On confirmation, an Action chain is created that moves to the proposal in question and then the add button is clicked.
But the Action chain does not work. I get the following error:
Potential friend name: 'John Doe'
Social context: 'Max Mustermann und 3 weitere gemeinsame Freunde'
Traceback (most recent call last):
File "c:\...\facebook_selenium_minimal.py", line 74, in <module>
main()
File "c:\...\facebook_selenium_minimal.py", line 57, in main
friend_add_button).perform()
File "C:\Python36\lib\site-packages\selenium\webdriver\common\action_chains.py", line 77, in perform
self.w3c_actions.perform()
File "C:\Python36\lib\site-packages\selenium\webdriver\common\actions\action_builder.py", line 76, in perform
self.driver.execute(Command.W3C_ACTIONS, enc)
File "C:\Python36\lib\site-packages\selenium\webdriver\remote\webdriver.py", line 238, in execute
self.error_handler.check_response(response)
File "C:\Python36\lib\site-packages\selenium\webdriver\remote\errorhandler.py", line 193, in check_response
raise exception_class(message, screen, stacktrace)
selenium.common.exceptions.WebDriverException: Message: Expected 'id' mouse to be mapped to InputState whose subtype is undefined, got: pointerMove
This is my Selenium script:
import time
from selenium import webdriver
from selenium.webdriver.common.by import By
from selenium.common.exceptions import TimeoutException
from selenium.webdriver.support.ui import WebDriverWait # available since 2.4.0
from selenium.webdriver.support import expected_conditions as EC # available since 2.26.0
from selenium.webdriver.common.action_chains import ActionChains
TIMEOUT = 5
def main():
driver = webdriver.Firefox()
driver.get("http://www.facebook.com")
print(driver.title)
input_mail = driver.find_element_by_id("email")
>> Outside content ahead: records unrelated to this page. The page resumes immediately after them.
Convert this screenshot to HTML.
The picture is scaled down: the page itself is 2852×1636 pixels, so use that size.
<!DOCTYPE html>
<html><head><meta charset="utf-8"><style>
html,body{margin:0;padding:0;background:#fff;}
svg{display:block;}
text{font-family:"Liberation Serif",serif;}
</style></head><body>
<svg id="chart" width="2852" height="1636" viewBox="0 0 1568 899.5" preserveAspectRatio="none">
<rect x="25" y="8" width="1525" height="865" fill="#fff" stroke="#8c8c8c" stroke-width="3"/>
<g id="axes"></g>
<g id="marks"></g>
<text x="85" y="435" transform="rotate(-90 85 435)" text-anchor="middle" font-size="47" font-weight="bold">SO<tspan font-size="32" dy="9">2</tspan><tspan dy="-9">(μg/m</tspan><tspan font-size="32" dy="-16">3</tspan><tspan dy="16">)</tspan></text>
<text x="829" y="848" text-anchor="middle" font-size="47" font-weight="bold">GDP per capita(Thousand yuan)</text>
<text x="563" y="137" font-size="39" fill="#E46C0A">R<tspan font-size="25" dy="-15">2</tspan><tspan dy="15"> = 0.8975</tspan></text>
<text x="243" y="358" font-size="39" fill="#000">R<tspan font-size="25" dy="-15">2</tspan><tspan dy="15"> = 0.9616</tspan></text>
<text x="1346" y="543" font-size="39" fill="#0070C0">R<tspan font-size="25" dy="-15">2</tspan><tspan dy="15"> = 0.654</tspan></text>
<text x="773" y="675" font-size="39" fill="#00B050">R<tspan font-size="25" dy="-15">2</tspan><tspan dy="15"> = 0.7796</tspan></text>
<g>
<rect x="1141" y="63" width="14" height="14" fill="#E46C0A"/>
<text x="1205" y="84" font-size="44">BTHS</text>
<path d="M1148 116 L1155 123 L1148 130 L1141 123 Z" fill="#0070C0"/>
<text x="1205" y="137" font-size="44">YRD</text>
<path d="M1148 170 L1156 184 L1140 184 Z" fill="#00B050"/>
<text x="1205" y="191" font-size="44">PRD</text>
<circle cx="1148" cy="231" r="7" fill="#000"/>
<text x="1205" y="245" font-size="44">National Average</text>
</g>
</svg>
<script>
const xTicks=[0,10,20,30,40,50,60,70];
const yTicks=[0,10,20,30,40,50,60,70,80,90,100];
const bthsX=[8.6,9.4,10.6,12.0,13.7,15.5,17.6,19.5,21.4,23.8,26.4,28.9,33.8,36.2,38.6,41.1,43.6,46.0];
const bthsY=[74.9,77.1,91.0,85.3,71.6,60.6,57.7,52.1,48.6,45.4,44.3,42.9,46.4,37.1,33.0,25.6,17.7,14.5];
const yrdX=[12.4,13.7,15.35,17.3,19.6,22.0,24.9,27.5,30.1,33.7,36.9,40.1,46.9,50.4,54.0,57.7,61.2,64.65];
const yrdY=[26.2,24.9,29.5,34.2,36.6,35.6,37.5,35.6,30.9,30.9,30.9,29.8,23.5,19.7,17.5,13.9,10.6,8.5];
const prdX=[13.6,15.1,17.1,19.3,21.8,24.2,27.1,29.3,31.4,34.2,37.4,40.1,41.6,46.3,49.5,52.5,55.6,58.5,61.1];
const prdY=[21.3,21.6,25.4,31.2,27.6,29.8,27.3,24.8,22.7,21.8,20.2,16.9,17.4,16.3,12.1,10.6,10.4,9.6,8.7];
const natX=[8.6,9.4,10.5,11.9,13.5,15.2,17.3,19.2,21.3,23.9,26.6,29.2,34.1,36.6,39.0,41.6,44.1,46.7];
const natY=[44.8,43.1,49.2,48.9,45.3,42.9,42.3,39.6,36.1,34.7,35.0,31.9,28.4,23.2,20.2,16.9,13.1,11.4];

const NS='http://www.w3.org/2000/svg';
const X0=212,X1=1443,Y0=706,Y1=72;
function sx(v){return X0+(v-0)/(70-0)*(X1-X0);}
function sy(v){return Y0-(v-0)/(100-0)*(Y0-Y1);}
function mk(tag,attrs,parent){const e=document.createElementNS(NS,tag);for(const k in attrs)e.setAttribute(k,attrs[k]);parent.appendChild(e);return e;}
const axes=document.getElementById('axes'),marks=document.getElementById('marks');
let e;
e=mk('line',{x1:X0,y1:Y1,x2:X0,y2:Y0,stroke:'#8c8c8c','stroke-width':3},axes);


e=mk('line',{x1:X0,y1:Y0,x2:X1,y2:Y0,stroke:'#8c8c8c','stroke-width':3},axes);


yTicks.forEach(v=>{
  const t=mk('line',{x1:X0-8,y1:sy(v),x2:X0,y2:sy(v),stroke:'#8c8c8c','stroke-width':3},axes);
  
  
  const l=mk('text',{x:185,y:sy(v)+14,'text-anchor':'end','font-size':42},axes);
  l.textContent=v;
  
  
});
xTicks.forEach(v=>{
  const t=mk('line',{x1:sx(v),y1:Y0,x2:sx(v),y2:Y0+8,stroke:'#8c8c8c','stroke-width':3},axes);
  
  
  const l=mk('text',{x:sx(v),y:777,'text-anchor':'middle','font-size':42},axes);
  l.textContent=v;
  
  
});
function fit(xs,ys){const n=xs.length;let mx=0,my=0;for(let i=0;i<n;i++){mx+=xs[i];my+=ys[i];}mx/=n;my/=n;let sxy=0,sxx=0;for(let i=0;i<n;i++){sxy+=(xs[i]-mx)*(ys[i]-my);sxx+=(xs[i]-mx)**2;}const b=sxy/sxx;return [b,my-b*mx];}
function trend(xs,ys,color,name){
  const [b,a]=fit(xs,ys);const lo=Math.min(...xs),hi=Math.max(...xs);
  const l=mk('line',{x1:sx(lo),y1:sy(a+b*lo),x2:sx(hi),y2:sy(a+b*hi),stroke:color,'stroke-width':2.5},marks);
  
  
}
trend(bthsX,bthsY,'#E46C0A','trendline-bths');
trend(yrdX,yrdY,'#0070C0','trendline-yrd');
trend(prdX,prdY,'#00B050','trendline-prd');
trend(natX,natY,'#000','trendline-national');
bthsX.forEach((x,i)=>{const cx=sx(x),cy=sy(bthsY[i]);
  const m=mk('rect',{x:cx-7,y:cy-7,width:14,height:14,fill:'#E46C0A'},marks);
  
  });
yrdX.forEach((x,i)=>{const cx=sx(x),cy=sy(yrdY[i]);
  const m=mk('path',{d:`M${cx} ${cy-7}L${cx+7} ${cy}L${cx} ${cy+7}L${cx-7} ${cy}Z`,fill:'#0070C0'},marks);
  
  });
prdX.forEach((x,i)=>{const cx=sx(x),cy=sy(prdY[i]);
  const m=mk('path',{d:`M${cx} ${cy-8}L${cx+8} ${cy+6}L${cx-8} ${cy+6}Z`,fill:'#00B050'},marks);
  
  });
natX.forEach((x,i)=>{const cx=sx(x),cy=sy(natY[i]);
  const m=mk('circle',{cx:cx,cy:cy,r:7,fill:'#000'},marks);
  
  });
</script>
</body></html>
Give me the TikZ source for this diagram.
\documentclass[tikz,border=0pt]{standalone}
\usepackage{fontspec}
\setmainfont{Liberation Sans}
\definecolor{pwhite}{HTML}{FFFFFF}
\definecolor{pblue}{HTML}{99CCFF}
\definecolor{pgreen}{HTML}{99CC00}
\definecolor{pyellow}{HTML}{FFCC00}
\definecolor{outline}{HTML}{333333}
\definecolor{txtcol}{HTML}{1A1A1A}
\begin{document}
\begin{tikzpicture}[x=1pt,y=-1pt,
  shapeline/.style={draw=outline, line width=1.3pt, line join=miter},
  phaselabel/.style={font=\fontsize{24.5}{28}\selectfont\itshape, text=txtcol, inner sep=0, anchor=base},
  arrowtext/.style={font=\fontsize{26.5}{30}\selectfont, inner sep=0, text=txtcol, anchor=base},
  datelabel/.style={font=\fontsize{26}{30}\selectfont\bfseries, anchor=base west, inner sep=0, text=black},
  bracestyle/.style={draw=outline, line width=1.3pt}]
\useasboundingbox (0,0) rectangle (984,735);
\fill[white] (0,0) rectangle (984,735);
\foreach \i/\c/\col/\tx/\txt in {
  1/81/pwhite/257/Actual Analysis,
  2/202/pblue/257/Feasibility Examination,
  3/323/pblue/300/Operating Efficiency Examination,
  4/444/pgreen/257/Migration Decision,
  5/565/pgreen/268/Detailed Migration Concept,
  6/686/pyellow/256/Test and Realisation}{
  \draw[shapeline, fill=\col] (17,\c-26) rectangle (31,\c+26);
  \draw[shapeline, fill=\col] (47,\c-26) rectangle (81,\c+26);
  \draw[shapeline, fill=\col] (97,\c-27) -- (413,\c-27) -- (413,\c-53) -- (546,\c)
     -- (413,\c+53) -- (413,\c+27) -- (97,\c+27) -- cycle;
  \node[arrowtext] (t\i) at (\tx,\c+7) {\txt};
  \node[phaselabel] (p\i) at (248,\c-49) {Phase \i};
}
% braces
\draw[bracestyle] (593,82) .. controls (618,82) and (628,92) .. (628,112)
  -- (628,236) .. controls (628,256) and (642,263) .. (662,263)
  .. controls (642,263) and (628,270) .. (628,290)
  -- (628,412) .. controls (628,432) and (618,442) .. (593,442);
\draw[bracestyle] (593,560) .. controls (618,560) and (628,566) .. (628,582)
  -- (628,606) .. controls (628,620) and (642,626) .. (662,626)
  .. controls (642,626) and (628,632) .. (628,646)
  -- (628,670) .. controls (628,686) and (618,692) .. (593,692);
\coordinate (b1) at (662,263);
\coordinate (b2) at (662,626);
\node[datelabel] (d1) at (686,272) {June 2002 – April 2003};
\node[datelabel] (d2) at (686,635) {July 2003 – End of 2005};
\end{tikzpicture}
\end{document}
input_password = driver.find_element_by_id("pass")
input_mail.send_keys("your_login#example.com")
input_password.send_keys("your_password")
input_password.submit()
try:
WebDriverWait(driver, TIMEOUT).until(
EC.visibility_of_element_located((By.NAME, "requests")))
driver.get("https://www.facebook.com/friends/requests/?fcref=jwl")
WebDriverWait(driver, TIMEOUT).until(
EC.visibility_of_element_located((By.ID, "fbSearchResultsBox")))
# Let Facebook load more friend proposals.
for i in range(2):
driver.execute_script("window.scrollTo(0, document.body.scrollHeight)")
time.sleep(1.0)
friend_proposals = driver.find_elements_by_class_name(
"friendBrowserListUnit")
for friend_proposal in friend_proposals:
try:
friend_title = friend_proposal.find_element_by_class_name(
"friendBrowserNameTitle")
except NoSuchElementException:
print("Title element could not be found. Skipping.")
continue
print("Potential friend name: '%s'" % friend_title.text)
social_context = friend_proposal.find_element_by_class_name(
"friendBrowserSocialContext")
social_context_text = social_context.text
print("Social context: '%s'" % social_context_text)
friend_add_button = friend_proposal.find_element_by_class_name(
"FriendRequestAdd")
actions = ActionChains(driver)
actions.move_to_element(friend_proposal).move_to_element(
friend_add_button).perform()
time.sleep(0.1)
print("Should I add the friend (y/N): ")
response = input()
if response == "y":
friend_add_button.click()
time.sleep(1.0)
print("Added friend...")
except TimeoutException as exc:
print("TimeoutException: " + str(exc))
finally:
driver.quit()
if __name__ == '__main__':
try:
main()
except:
raise
I'm using the latest Selenium version:
C:\Users\Robert>pip show selenium
Name: selenium
Version: 3.3.1
And I have Firefox 52.0.1 with geckodriver v0.15.0.
Update: A quick test revealed that the same script works flawlessly with the Chrome Webdriver.
Update 2: This issue in the Selenium bugtracker on Github might be related: https://github.com/SeleniumHQ/selenium/issues/3642
I ran into the same issue today. You might have observed that the first move_to_element and perform() worked - at least this was true in my case. To repeat this action, you should reset the action chain in your for loop:
actions.perform()
actions.reset_actions()
For me - the .perform fails the first time through - I am on selenium 3.3.1, gecko 15 and latest firefox using java - same code works perfectly on chrome.